MP: I think Rio, and indeed Brazil, has a very high profile here in the UK, and in Europe in a more general sense.
However, we now have an opportunity; with the media coverage we are generating, to broaden the image of the destination. We are looking to move beyond the idea the country is always summer and always football!
We like summer, we like football, we have great parties in Brazil, but there is much more than this.
Specifically, we have a huge diversity of nature and culture throughout Brazil. You can see hundreds of different landscapes, all the way from the Amazon, to the Pantanal, and, yes, to the beaches.
In terms of culture, we have a mixture of people who can present different gastronomy, different music, art, all across the country.
One of the main attractions is the people of Brazil, this really helps our brand. Our people are seen as friendly. We are a modern country, we have a developed infrastructure.
We have work to do, not just for the Olympics, not the World Cup, but for the whole of Brazil. What we are doing now will leave a real legacy for Brazil, not just for the tourists, but for the people of Brazil.
There is a lot of belief we can do this, during the Rio +20 event earlier this year, the vast majority said they felt Brazil would be ready for 2014, the World Cup.
BTN: Do you feel the World Cup will be more use with this agenda? People will be able to get out of Rio and see other parts of the country, which are perhaps undiscovered?
MP: Yes, they are completely different events. We have 12 cities for the World Cup: one in the north, four in the north-east, two in the central west, three in the south-west and two in the south.
In terms of tourists and their movement, spreading out across the country, the World Cup will be very useful.
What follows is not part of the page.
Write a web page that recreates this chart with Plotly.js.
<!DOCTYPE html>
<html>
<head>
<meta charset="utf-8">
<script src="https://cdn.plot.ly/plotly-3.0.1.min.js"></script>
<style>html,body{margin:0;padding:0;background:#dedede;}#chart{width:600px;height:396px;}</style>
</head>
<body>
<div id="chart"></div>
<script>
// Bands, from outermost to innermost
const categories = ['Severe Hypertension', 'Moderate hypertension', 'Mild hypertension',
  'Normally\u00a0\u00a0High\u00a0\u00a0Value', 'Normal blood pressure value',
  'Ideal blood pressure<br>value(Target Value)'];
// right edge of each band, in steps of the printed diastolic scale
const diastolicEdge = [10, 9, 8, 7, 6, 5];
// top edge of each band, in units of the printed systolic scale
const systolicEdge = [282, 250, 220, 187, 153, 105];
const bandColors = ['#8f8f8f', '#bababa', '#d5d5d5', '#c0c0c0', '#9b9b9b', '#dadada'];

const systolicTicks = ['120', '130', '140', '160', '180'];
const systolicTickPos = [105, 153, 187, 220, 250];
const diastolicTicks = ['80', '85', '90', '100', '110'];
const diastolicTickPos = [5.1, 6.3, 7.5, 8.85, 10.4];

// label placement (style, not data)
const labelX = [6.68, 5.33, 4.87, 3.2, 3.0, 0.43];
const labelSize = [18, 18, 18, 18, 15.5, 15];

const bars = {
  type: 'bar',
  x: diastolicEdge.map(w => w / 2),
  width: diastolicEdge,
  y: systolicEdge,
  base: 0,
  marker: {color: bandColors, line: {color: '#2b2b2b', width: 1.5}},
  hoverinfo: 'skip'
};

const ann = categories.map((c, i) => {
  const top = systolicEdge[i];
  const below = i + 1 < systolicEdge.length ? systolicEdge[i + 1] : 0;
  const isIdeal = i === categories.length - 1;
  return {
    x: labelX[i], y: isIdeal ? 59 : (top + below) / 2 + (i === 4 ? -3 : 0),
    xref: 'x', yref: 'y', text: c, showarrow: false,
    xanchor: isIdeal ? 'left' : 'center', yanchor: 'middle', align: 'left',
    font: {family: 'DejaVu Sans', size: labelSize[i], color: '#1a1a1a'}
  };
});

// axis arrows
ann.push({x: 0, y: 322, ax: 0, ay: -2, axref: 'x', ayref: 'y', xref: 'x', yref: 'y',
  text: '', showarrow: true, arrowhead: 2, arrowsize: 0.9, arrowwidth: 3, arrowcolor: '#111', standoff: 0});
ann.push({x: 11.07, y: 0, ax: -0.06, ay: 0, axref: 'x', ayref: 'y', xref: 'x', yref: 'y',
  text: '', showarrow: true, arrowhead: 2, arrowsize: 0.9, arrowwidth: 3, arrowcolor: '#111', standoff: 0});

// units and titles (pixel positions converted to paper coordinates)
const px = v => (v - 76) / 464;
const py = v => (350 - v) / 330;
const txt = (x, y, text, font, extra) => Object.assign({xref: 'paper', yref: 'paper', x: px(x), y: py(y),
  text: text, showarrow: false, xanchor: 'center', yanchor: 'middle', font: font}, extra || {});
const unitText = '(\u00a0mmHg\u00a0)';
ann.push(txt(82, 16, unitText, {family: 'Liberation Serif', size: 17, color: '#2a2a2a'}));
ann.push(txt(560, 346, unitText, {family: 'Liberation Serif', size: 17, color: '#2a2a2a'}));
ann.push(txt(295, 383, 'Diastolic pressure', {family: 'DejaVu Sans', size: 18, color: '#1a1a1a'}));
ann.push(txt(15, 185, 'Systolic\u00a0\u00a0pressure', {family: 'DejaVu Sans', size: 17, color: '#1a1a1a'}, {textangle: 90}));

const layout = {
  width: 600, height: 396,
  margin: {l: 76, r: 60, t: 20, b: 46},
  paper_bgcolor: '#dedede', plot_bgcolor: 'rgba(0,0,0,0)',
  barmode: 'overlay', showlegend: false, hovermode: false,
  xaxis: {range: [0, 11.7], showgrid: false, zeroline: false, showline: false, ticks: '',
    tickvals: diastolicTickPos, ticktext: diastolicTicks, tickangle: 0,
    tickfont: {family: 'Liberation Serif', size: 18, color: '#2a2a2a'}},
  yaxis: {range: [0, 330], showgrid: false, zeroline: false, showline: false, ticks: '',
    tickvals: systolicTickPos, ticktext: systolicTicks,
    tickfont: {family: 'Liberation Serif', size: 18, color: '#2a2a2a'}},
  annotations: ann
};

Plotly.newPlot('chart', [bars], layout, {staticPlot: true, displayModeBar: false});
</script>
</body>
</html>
But, the Olympics also has tremendous power. Due to its format, people can come for part of the Games and then head to different places in the country. It is down to us to showcase the country to visitors.
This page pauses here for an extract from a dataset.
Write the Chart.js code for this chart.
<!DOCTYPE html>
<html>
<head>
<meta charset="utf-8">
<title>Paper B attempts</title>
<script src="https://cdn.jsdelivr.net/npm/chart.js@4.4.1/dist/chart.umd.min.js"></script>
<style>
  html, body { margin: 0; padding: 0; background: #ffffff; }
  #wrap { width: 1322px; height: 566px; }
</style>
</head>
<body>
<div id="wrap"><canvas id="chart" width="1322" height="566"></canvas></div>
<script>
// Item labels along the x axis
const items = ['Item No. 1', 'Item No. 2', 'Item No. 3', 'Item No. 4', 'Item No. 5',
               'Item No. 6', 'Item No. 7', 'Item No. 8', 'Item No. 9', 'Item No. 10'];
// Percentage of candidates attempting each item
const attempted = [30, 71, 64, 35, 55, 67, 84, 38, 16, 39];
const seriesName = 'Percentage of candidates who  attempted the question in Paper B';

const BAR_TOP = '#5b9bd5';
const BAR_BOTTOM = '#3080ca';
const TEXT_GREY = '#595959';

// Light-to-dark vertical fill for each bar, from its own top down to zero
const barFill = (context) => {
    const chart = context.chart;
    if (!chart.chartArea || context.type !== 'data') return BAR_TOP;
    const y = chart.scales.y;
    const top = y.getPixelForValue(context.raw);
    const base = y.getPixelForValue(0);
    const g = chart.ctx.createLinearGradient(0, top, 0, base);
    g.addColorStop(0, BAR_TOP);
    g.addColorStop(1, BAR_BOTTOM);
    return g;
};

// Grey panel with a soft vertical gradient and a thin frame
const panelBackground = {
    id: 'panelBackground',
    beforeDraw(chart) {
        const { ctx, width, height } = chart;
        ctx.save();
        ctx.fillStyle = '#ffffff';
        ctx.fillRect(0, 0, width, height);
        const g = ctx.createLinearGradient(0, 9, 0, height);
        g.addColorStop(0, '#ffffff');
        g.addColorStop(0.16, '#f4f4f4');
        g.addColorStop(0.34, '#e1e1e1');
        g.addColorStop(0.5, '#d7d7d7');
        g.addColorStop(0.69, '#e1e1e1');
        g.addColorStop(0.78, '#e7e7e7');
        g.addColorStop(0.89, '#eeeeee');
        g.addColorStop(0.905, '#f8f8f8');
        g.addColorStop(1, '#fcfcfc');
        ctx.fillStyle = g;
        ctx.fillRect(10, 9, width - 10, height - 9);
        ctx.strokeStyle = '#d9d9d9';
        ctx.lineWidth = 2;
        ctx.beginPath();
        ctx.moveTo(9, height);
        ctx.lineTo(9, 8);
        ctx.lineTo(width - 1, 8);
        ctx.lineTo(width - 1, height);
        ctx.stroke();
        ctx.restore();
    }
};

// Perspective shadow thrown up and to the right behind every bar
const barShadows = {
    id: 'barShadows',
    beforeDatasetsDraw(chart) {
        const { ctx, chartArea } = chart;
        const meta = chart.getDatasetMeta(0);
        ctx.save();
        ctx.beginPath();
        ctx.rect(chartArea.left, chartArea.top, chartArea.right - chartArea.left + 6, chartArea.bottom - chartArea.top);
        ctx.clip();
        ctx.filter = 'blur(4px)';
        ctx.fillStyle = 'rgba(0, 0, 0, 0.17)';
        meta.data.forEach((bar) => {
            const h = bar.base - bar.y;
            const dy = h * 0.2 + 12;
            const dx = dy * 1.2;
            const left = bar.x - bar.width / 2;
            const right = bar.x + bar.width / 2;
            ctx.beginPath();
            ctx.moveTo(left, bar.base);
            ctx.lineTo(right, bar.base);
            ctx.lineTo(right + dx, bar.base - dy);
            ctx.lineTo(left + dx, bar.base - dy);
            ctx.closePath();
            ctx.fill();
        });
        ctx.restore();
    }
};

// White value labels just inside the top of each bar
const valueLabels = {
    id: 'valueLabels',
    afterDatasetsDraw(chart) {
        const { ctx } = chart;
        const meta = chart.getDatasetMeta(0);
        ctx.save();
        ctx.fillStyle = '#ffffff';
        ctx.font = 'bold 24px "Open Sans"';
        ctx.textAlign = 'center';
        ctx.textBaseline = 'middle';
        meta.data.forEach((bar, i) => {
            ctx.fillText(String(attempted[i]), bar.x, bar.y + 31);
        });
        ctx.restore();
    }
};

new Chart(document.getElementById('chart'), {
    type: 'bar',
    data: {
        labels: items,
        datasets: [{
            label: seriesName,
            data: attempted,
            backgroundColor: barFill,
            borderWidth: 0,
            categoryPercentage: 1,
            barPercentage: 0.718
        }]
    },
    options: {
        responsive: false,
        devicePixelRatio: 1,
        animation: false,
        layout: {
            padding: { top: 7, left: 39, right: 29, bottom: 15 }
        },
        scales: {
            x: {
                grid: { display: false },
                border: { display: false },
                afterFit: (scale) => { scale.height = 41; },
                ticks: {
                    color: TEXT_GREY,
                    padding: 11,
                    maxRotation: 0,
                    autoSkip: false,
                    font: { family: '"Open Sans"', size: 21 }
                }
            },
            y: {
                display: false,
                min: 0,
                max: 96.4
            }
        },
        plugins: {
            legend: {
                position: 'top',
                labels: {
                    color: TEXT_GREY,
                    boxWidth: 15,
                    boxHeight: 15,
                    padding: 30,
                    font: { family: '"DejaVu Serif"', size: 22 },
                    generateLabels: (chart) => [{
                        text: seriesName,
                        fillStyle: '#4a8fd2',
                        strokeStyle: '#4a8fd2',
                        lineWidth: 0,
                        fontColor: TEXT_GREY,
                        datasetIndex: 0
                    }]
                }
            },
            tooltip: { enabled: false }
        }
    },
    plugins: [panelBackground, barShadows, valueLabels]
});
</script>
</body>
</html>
BTN: Who do you expect to be showcasing to? Who are you expecting to visit, not just for these events, but generally over the coming years?
MP: There will be a tremendous number of South Americas, especially for the World Cup, because South Americans are fans of football – they will be in Brazil.
For the Olympics also, this is the first South American Olympic Games so we will share with our friends in the region. But I expect the strong Olympic movement to draw guests from all over the world.
We hope to see the number of international tourists in Brazil increase from 5.4 million in 2011, all the way up to ten million in 2020
BTN: You have just launched a new advertising campaign – The World Meets in Brazil. Come Celebrate Life – to help with this process. Your president, Dilma Rousseff, was here in the UK to help with this at the start of London 2012. How has this been received so far?
MP: We launched here in the UK in July, but the rest of the world will be later this month. This is a global campaign, but here in the UK it has been well received.
This is just the first step of the plan however. We have a campaign, which we launched in 2009, which takes us all the way up to 2020. We have many steps to take in order to get there.
Now London has finished its Olympic Games, we can focus on this, on Rio. This is now our most intense visibility moment for us.
We hope to see the number of international tourists in Brazil increase from 5.4 million in 2011, all the way up to ten million in 2020. Revenue, we also hope to see increase from US$6.7 billion per year to US$15 billion.
BTN: What role do you think the Brazilian government will play in this? Do you at Embratur receive the support you need there?
MP: I feel the government, not only the federal government, but the state governments and municipalities are helping with both the World Cup and Olympic Games.
We have enough support. Of course we could always use more budget to invest in advertising, for example. We are investing US$40 million in this latest campaign, but we will have to wait and see the results.
Each level of government has responsibility for certain areas. The cities are taking care of their arrangements for the FIFA World Cup.
We are responsible for the promotion abroad, and we are doing everything we can there.
It is important to remember, the Olympics will take place in the winter season for us – this is an opportunity for us to show what else we can do in Brazil.
BTN: One final question, with the merger of TAM with LAN of Chile, do you feel travellers to Brazil will benefit?
MP: Yes, for us, the merger will create a huge number of connections. This is very important, especially in the domestic market.
More Brazilians are traveling in Brazil now, as well as overseas. This improves connections for tourists, more flights are possible.
There are 17.8 per cent more flights into Brazil than even two years ago – more Brazilians want to travel and this makes it easier for tourists.